In most cases, we are our own limiters.
Without knowing, we set up boundaries that are supposed to define us, but in the long run, end up hindering who we are and where we can go.
If you look at Earth from space, one major thing stands out when trying to pick out where you live: no borders. The boundaries of the world to divide countries, states, provinces, etc. are all created by our us as a way to separate us from our neighbors and to have certain claims of land and resources.
Imagine for a second that none of these boundaries existed. Neighboring countries would be one landmass and each of their citizens would no longer have to claim a specific location as for what defines them.
This phenomenon would actually make our respective cultures more prominent to who we are. It is natural that living in different parts of the world would give us different experiences. Meeting someone from halfway across the world would still have the same effect as it does today, being able to talk about unique characteristics of your environment such as traditions, music, art, etc. The only difference is, we would not separate ourselves based on our nationality and would make us all a part of the same society. Looking at the world in this way, we will see a continuity in our society instead of a view that is segmented by one’s birth country of continent.
Race is another aspect that is a limiter to who we are that is created by us. The primary reason why our skin tones range from the darkest of browns to the lightest of whites is due to melanin, a human characteristic that is affected by geographical distribution and the amount of sunlight that someone gets (Wikipedia). With so much “interracial” interactions over the years, race is starting to becoming more and more ambiguous. Instead of race defining a general category of society to place someone in, it is merely a characteristic of where you came from geographically, which, as states above, is another aspect of our culture.

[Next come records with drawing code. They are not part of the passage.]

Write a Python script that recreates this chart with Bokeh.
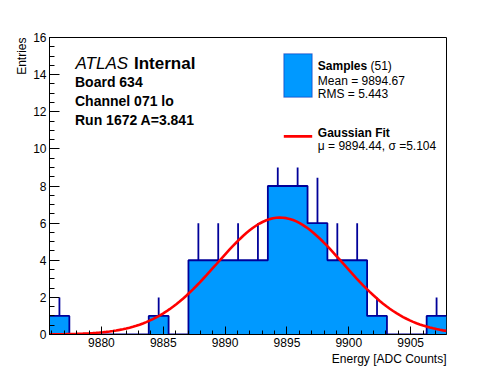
import numpy as np
from bokeh.plotting import figure
from bokeh.models import Range1d, SingleIntervalTicker, Label, BoxAnnotation, Title
from bokeh.embed import file_html
from bokeh.resources import INLINE

# ---------------- data ----------------
X_LO, X_HI = 9875.8, 9907.9
N_BINS = 20
COUNTS = [1, 0, 0, 0, 0, 1, 0, 4, 4, 4, 4, 8, 8, 6, 4, 4, 1, 0, 0, 1]
ERR_UP = [1, 0, 0, 0, 0, 1, 0, 2, 2, 2, 2, 1, 1, 2.45, 2, 2, 1, 0, 0, 1]
FIT_MU = 9894.44
FIT_SIGMA = 5.104
FIT_AMP = 6.3
N_ENTRIES = 51
MEAN = 9894.67
RMS = 5.443
X_TITLE = "Energy [ADC Counts]"
Y_TITLE = "Entries"

FONT = "Liberation Sans"
FILL = "#0099ff"
NAVY = "#000099"

# ---------------- geometry (page pixels) ----------------
W, H = 490, 368
FL, FR, FT, FB = 49, 446, 37, 334  # frame edges


def px2x(px):
    return X_LO + (px - FL) * (X_HI - X_LO) / (FR - FL)


def px2y(py):
    return 16 - (py - FT) * 16.0 / (FB - FT)


p = figure(width=W, height=H, output_backend="svg", toolbar_location=None,
           x_range=Range1d(X_LO, X_HI), y_range=Range1d(0, 16),
           min_border_left=FL, min_border_right=W - FR,
           min_border_top=FT, min_border_bottom=H - FB)
p.grid.visible = False
p.background_fill_color = "white"
p.border_fill_color = "white"
p.outline_line_color = "black"
p.outline_line_width = 1

p.xaxis.ticker = SingleIntervalTicker(interval=5, num_minor_ticks=5)
p.yaxis.ticker = SingleIntervalTicker(interval=2, num_minor_ticks=4)
for ax in (p.xaxis[0], p.yaxis[0]):
    ax.axis_line_color = "black"
    ax.major_tick_line_color = "black"
    ax.minor_tick_line_color = "black"
    ax.major_tick_out = 0
    ax.minor_tick_out = 0
    ax.major_label_text_font = FONT
    ax.major_label_text_font_size = "12px"
    ax.major_label_text_color = "black"
p.xaxis.major_tick_in = 8
p.xaxis.minor_tick_in = 4
p.yaxis.major_tick_in = 10
p.yaxis.minor_tick_in = 5
p.xaxis.major_label_standoff = 3
p.yaxis.major_label_standoff = 3

# axis titles, right-aligned at the end of each axis (ROOT style)
p.add_layout(Title(text=X_TITLE, align="right", text_font=FONT, text_font_size="12px",
                   text_font_style="normal", text_color="black", standoff=0, offset=0), "below")
p.add_layout(Title(text=Y_TITLE, align="right", text_font=FONT, text_font_size="12px",
                   text_font_style="normal", text_color="black", standoff=4, offset=0), "left")

# ---------------- histogram ----------------
edges = np.linspace(X_LO, X_HI, N_BINS + 1)
counts = np.array(COUNTS, dtype=float)
err = np.array(ERR_UP, dtype=float)
centers = 0.5 * (edges[:-1] + edges[1:])

# step outline of the histogram, filled as a single patch
sx = np.repeat(edges, 2)[1:-1]
sy = np.repeat(counts, 2)
px_ = np.concatenate([[edges[0]], sx, [edges[-1]]])
py_ = np.concatenate([[0.0], sy, [0.0]])
p.patch(px_, py_, fill_color=FILL, line_color=None)
p.line(sx, sy, line_color=NAVY, line_width=1.8)

# error bars (upward)
mask = counts > 0
p.segment(x0=centers[mask], y0=counts[mask], x1=centers[mask], y1=(counts + err)[mask],
          line_color=NAVY, line_width=1.8)

# ---------------- gaussian fit ----------------
gx = np.linspace(X_LO, X_HI, 120)
gy = FIT_AMP * np.exp(-0.5 * ((gx - FIT_MU) / FIT_SIGMA) ** 2)
p.line(gx, gy, line_color="#ff0000", line_width=2.6)


# ---------------- texts ----------------
def label(text, px, py, size, style="normal", align="left", angle=0.0):
    p.add_layout(Label(x=px2x(px), y=px2y(py), text=text, text_font=FONT,
                       text_font_size=f"{size}px", text_font_style=style,
                       text_align=align, text_baseline="alphabetic",
                       text_color="black", angle=angle))


label("ATLAS", 75, 62.7, 17, "italic")
label("Internal", 133.5, 62.7, 17, "bold")
label("Board 634", 74.5, 81, 14, "bold")
label("Channel 071 lo", 74.5, 100, 14, "bold")
label("Run 1672 A=3.841", 74.5, 119, 14, "bold")

# legend
p.add_layout(BoxAnnotation(left=px2x(283.3), right=px2x(311.7), top=px2y(53.3), bottom=px2y(96.7),
                           fill_color=FILL, fill_alpha=1, line_color=NAVY, line_width=1.5, level="overlay"))
label("Samples", 317.3, 65, 12, "bold")
label(f"({N_ENTRIES})", 370, 65, 12)
label(f"Mean = {MEAN:.2f}", 317.3, 80.5, 12)
label(f"RMS = {RMS:.3f}", 317.3, 93.5, 12)

p.add_layout(BoxAnnotation(left=px2x(283.3), right=px2x(311.7), top=px2y(134.6), bottom=px2y(137.2),
                           fill_color="#ff0000", fill_alpha=1, line_color=None, level="overlay"))
label("Gaussian Fit", 317.3, 132.7, 12, "bold")
label(f"\u03bc = {FIT_MU:.2f}, \u03c3 ={FIT_SIGMA:.3f}", 317.3, 145, 12)

open("out.html", "w").write(file_html(p, INLINE))
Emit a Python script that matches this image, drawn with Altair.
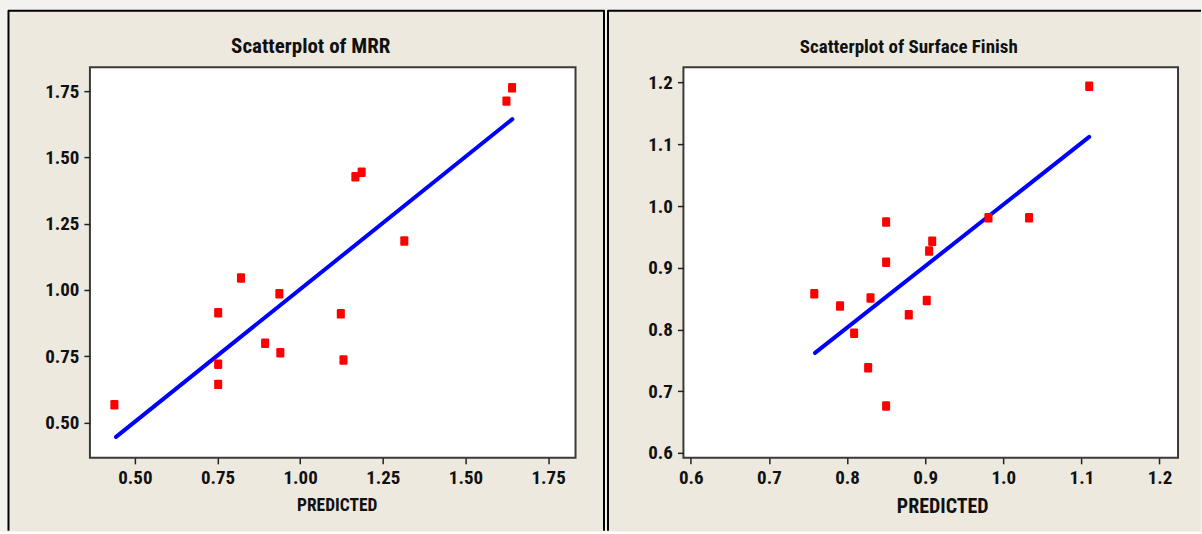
import altair as alt
import pandas as pd

# ---- data ----
mrr_pred = [0.438, 0.752, 0.752, 0.752, 0.821, 0.894, 0.937, 0.940, 1.123, 1.131, 1.167, 1.186, 1.315, 1.624, 1.641]
mrr_actual = [0.567, 0.914, 0.720, 0.644, 1.045, 0.799, 0.986, 0.763, 0.910, 0.736, 1.427, 1.444, 1.185, 1.712, 1.762]
mrr_fit_x = [0.443, 1.642]
mrr_fit_y = [0.446, 1.644]

sf_pred = [0.758, 0.791, 0.809, 0.827, 0.830, 0.850, 0.850, 0.850, 0.879, 0.902, 0.905, 0.909, 0.981, 1.033, 1.110]
sf_actual = [0.858, 0.838, 0.794, 0.738, 0.851, 0.974, 0.909, 0.676, 0.824, 0.847, 0.927, 0.943, 0.981, 0.981, 1.194]
sf_fit_x = [0.759, 1.110]
sf_fit_y = [0.762, 1.112]

mrr_ticks = [0.50, 0.75, 1.00, 1.25, 1.50, 1.75]
sf_ticks = [0.6, 0.7, 0.8, 0.9, 1.0, 1.1, 1.2]

titles = ["Scatterplot of MRR", "Scatterplot of Surface Finish"]
x_title = "PREDICTED"

# ---- styling ----
FONT = "Roboto Condensed, Liberation Sans Narrow, Arial Narrow, DejaVu Sans Condensed, sans-serif"
BEIGE = "#EDE9DF"
OUTER = "#F4F2EE"
RED = "#FF0000"
BLUE = "#0000FF"
H = 391
SHAPE = "M-0.6,-1 L0.6,-1 Q0.85,-1 0.85,-0.75 L0.85,0.75 Q0.85,1 0.6,1 L-0.6,1 Q-0.85,1 -0.85,0.75 L-0.85,-0.75 Q-0.85,-1 -0.6,-1 Z"

one = alt.Data(values=[{"k": 1}])


def panel(pred, actual, fx, fy, ticks, fmt, xdom, ydom, W, title, title_size, px0, px1,
          right_border, xt_size, title_x):
    pts = pd.DataFrame({"pred": pred, "actual": actual})
    fit = pd.DataFrame({"pred": fx, "actual": fy})

    bg = alt.Chart(one).mark_rect(fill=BEIGE).encode(
        x=alt.value(px0), x2=alt.value(px1), y=alt.value(-56), y2=alt.value(464))
    top = alt.Chart(one).mark_rule(color="black", strokeWidth=2).encode(
        x=alt.value(px0 - 1), x2=alt.value(px1), y=alt.value(-56.5))
    left = alt.Chart(one).mark_rule(color="black", strokeWidth=2).encode(
        x=alt.value(px0 - 0.5), y=alt.value(-57), y2=alt.value(464))
    layers = [bg, top, left]
    if right_border:
        layers.append(alt.Chart(one).mark_rule(color="black", strokeWidth=2).encode(
            x=alt.value(px1 - 0.5), y=alt.value(-57), y2=alt.value(464)))
    plot_bg = alt.Chart(one).mark_rect(fill="white", stroke="#3a3a3a", strokeWidth=2).encode(
        x=alt.value(0), x2=alt.value(W), y=alt.value(0), y2=alt.value(H))
    ttl = alt.Chart(one).mark_text(font=FONT, fontSize=title_size, fontWeight="bold", color="#111",
                                   baseline="alphabetic", align="center").encode(
        x=alt.value(W / 2 - 22), y=alt.value(-14), text=alt.value(title))
    layers += [plot_bg, ttl]

    xs = alt.Scale(domain=xdom, nice=False, zero=False)
    ys = alt.Scale(domain=ydom, nice=False, zero=False)
    xax = alt.Axis(values=ticks, format=fmt, title=x_title, titleFontSize=xt_size,
                   titleX=title_x, titlePadding=9, zindex=2)
    yax = alt.Axis(values=ticks, format=fmt, title=None, zindex=2)

    line = alt.Chart(fit).mark_line(color=BLUE, strokeWidth=4, strokeCap="round").encode(
        x=alt.X("pred:Q", scale=xs, axis=xax),
        y=alt.Y("actual:Q", scale=ys, axis=yax),
    )
    points = alt.Chart(pts).mark_point(shape=SHAPE, filled=True, color=RED, opacity=1, size=90).encode(
        x=alt.X("pred:Q", scale=xs, axis=xax),
        y=alt.Y("actual:Q", scale=ys, axis=yax),
    )
    layers += [line, points]
    return alt.layer(*layers).properties(width=W, height=H)


left_chart = panel(mrr_pred, mrr_actual, mrr_fit_x, mrr_fit_y, mrr_ticks, ".2f",
                   [0.364, 1.833], [0.367, 1.84], 486, titles[0], 21, -81, 515, True, 17.5, 247)
right_chart = panel(sf_pred, sf_actual, sf_fit_x, sf_fit_y, sf_ticks, ".1f",
                    [0.5905, 1.2237], [0.592, 1.225], 495, titles[1], 19, -75, 518, False, 20, 259)

chart = alt.hconcat(left_chart, right_chart, spacing=108, bounds="flush").properties(
    background=OUTER,
    padding={"left": 7, "top": 9, "right": 0, "bottom": 0},
).configure_view(stroke=None).configure_axis(
    labelFont=FONT, labelFontSize=19, labelFontWeight="bold", labelColor="#111",
    titleFont=FONT, titleFontWeight="bold", titleColor="#111",
    tickColor="#222", tickSize=6, tickWidth=1.5, labelPadding=5,
    domain=False, grid=False,
)

chart.save("out.html", embed_options={"renderer": "svg", "actions": False})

We can metaphorically compare our society to a color spectrum. When looking at a spectrum as a whole, we are unable to pinpoint exactly when it changes from being one color to another, but individually, each point on the spectrum has its own properties. The same is naturally true for our society, when we look past the self-created boundaries. When looking at society as a whole, we are unable to distinguish the transition from one culture to another since so much is shared between everyone, but if you look at them individually, they each have their own characteristics based on their respective developments.